Around the back, Chevrolet continues its crusade to put C7 Corvette taillight wings on everything. From the faux-vents on the Trax come the swooping form of the Equinox’s taillights, and it works. Job done, I reckon. It’s a dramatic enough gesture to take eyes off the fairly plain form of the Equinox’s rear end, but sometimes a bit of oatmeal is good for you. From the tall bit of unpainted cladding right up to the hatch opening so you don’t scratch any paint loading and unloading cumbersome items to the trapezoidal license plate relief, the rear end of the Equinox feels decidedly functional, as it should.
While there aren’t many pictures of the new Equinox out right now, the Ministry has published lots of close-ups that seem to indicate that a GM product is made of very GM-looking parts. Who knew? Still, there are a couple takeaways from this collage: A 360-degree camera system is available, a panoramic moonroof is on the options list, and the base alloys don’t look bad.

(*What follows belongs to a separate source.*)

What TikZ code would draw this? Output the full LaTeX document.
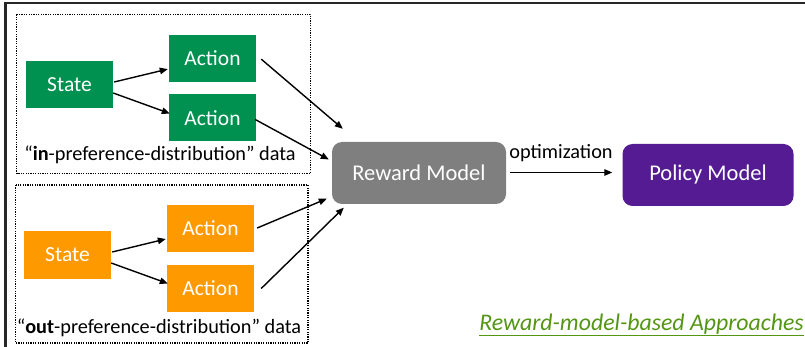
\documentclass[tikz,border=0pt]{standalone}
\usepackage{fontspec}
\setmainfont{Carlito}
\usetikzlibrary{arrows.meta,calc}
\definecolor{sgreen}{HTML}{009150}
\definecolor{sorange}{HTML}{FF9900}
\definecolor{rmgray}{HTML}{7F7F7F}
\definecolor{ppurple}{HTML}{541B92}
\definecolor{tgreen}{RGB}{84,150,20}
\tikzset{
  box/.style={inner sep=0pt, text=white, font=\fontsize{21.5}{24}\selectfont},
  gbox/.style={box, fill=sgreen, minimum width=87pt, minimum height=47pt},
  obox/.style={box, fill=sorange, minimum width=87pt, minimum height=47pt},
  model/.style={box, rounded corners=10pt, minimum width=174pt, minimum height=62pt, font=\fontsize{22.5}{26}\selectfont},
  group/.style={draw=black, line width=1.2pt, dash pattern=on 1.2pt off 1.2pt},
  arr/.style={-{Triangle[length=8pt,width=6.5pt]}, line width=1.4pt, black},
  frame/.style={line width=2.5pt, black!85},
  lbl/.style={inner sep=0pt, font=\fontsize{20.3}{24}\selectfont}
}
\begin{document}
\begin{tikzpicture}[x=1pt,y=-1pt]
\useasboundingbox (0,0) rectangle (805,347);
% frame
\draw[frame] (805,3) -- (5.5,3) -- (5.5,347);
% groups
\draw[group] (16.5,14.5) rectangle (310.5,173.5);
\draw[group] (15.5,185) rectangle (308,343);
% nodes
\node[gbox] (s1) at (69.5,85) {State};
\node[gbox] (a1) at (212.5,58.6) {Action};
\node[gbox] (a2) at (212.5,118) {Action};
\node[obox] (s2) at (67.5,255) {State};
\node[obox] (a3) at (210.5,228.5) {Action};
\node[obox] (a4) at (210.5,288) {Action};
\node[lbl] (l1) at (160,155) {“\textbf{in}-preference-distribution” data};
\node[lbl] (l2) at (159,328) {“\textbf{out}-preference-distribution” data};
\node[model, fill=rmgray] (rm) at (419,173) {Reward Model};
\node[model, fill=ppurple, minimum width=171pt] (pm) at (708,175) {Policy Model};
\coordinate (optstart) at ($(rm.east)+(4,-0.5)$);
\coordinate (optend) at ($(pm.west)+(-10,-2.5)$);
\node[lbl] (opt) at (561,153) {optimization};
\node[inner sep=0pt, text=tgreen, font=\fontsize{23.8}{27}\selectfont\itshape] (title) at (641.5,325) {\underline{Reward-model-based Approaches}};
% arrows
\draw[arr] ($(s1.east)+(1,-3)$) -- ($(a1.west)+(-1,10.5)$);
\draw[arr] ($(s1.east)+(0,8)$) -- ($(a2.west)+(1,-4.5)$);
\draw[arr] ($(s2.east)+(1,-3)$) -- ($(a3.west)+(-1,10.5)$);
\draw[arr] ($(s2.east)+(0,8)$) -- ($(a4.west)+(1,-4.5)$);
\draw[arr] ($(a1.east)+(5,0.5)$) -- ($(rm.north west)+(11,-13)$);
\draw[arr] ($(a2.east)+(-1,1.5)$) -- ($(rm.west)+(-3,-13.5)$);
\draw[arr] ($(a3.east)+(3,-0.5)$) -- ($(rm.south west)+(-5,-5.5)$);
\draw[arr] ($(a4.east)+(7,0.5)$) -- ($(rm.south west)+(12,3.5)$);
\draw[arr, line width=1.2pt] (optstart) -- (optend);
\end{tikzpicture}
\end{document}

Not the most enlightening info, but still, good to know.
Power comes from a 1.5-liter turbocharged four-cylinder engine which totally sounds like it could make it across the ocean, mostly because it already has. The GM Small Gasoline Engine has appeared in various American-market vehicles over the past few years including the current Equinox. Experience with a very similar engine in a late-model Chevrolet Malibu suggests it’s pretty adequate, capable of moving a midsize sedan from a stop to speed with neither joy nor derision. It’s what you’d get if Canada’s ominous No Name brand sold a giant yellow crate labeled “Four-Cylinder Powertrain.” For a mass-market crossover, it should do nicely.
Overall, the new Chevrolet Equinox looks to be a handsome, practical-looking mass-market two-row crossover that should find more homes than just Hertz and Avis. While it’s yet to be seen if it’s sold in America, don’t count it out. GM plans to go all-electric in 2035, which means we could still have more than a decade of new gasoline-powered vehicles.